Walmsley slept in on the morning prior to his big run. He spent the day “prepping his bottles” and ate margherita and veggie pizza at home with his entourage before going to bed at 8 p.m.
On the day of his run, Walmsley woke up at 2 a.m. and left his house with his crew at 2:35. The official starting time from the South Kaibab trailhead was 4:26 a.m. “It was kind of tricky doing a night descent [into the canyon], but I went out with a headlamp around my waist and a headlamp on my head,” Walmsley says. The main reason for Walmsley’s “dark start,” as he calls it, was to ensure that he would avoid mule trains for at least the first 35 miles of the run: the pack animals tasked with the unenviable job of schlepping visitors up and down thousands of feet are a wild card that can derail otherwise promising FKT attempts.
Despite going out a little quicker than he’d planned (Walmsley logged three sub six-minute miles within the first hour of the run), he said he felt really strong most of the time, consistent with a year in which he’s managed to peak on race day. Nevertheless, when he reached the North Rim in a R2R record time of 2:46:08, there was some unanticipated temptation to just call it a day and catch a ride back with his friends. But Walmsley didn’t yield. He had more in the tank. Good thing, since the final ascent out of the canyon took him to his physical limits. “That second climb out of the canyon is just a monster,” he says. “I ran 1:26 from the river up to the trailhead on South Kaibab, which is one of my slower times, but all in all I was still moving pretty well.”

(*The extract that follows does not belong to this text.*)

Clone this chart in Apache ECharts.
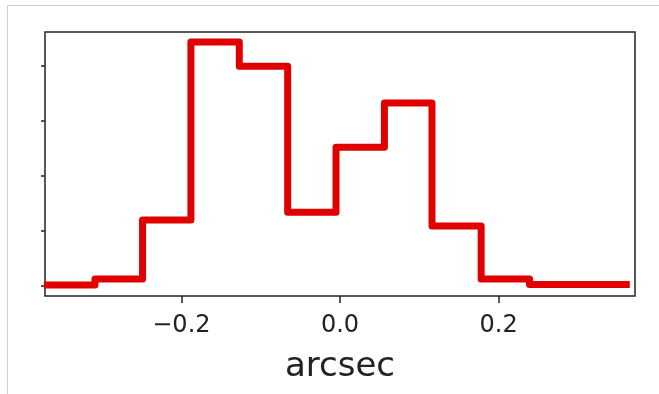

Despite his fitness level, the Grand Canyon humbled Walmsley at times. “There were moments of power-hiking up. It’s just a lot of elevation change—it’s pretty tough,” he said. “There was a lot of yelling at myself. You’re pretty isolated out there, so you’re free to give yourself your own motivation. There was one time where I was yelling at myself and I turned the corner and there were two hikers. I was, like, ‘Oh, sorry.’”
Rather than elation, Walmsley’s first emotion after finishing was relief. “When I first finished, everything was just hurting so bad and had been hurting for so long. I was just like, ‘Thank god, I get to sit down,’” he says. “But the more I let it sink in, the more I felt it was awesome. Getting to be the first person who broke six hours for the Rim-to-Rim-to-Rim felt pretty special.”
Another benefit of home-court advantage: Walmsley got to see his parents after 42 miles of lonesome canyon running. They had driven up from Phoenix to be there for the finish.
Despite the enormity of his accomplishment, Walmsley doesn’t see his R2R2R record as a redemption for his botched Western States race. Rather, he views it as a confidence booster—evidence that he’s on the right track to further establish himself as a dominant ultrarunner. He will be putting that dominance to the test by running two major upcoming races in quick succession: the JFK 50 Miler on November 19 in Maryland, and the San Francisco iteration of the North Face Endurance Challenge, on December 3.
As for Western States, Walmsley says he’ll be back next June, likely with a little bit of extra motivation. “I’ll be taking it a little more personally next year,” he says.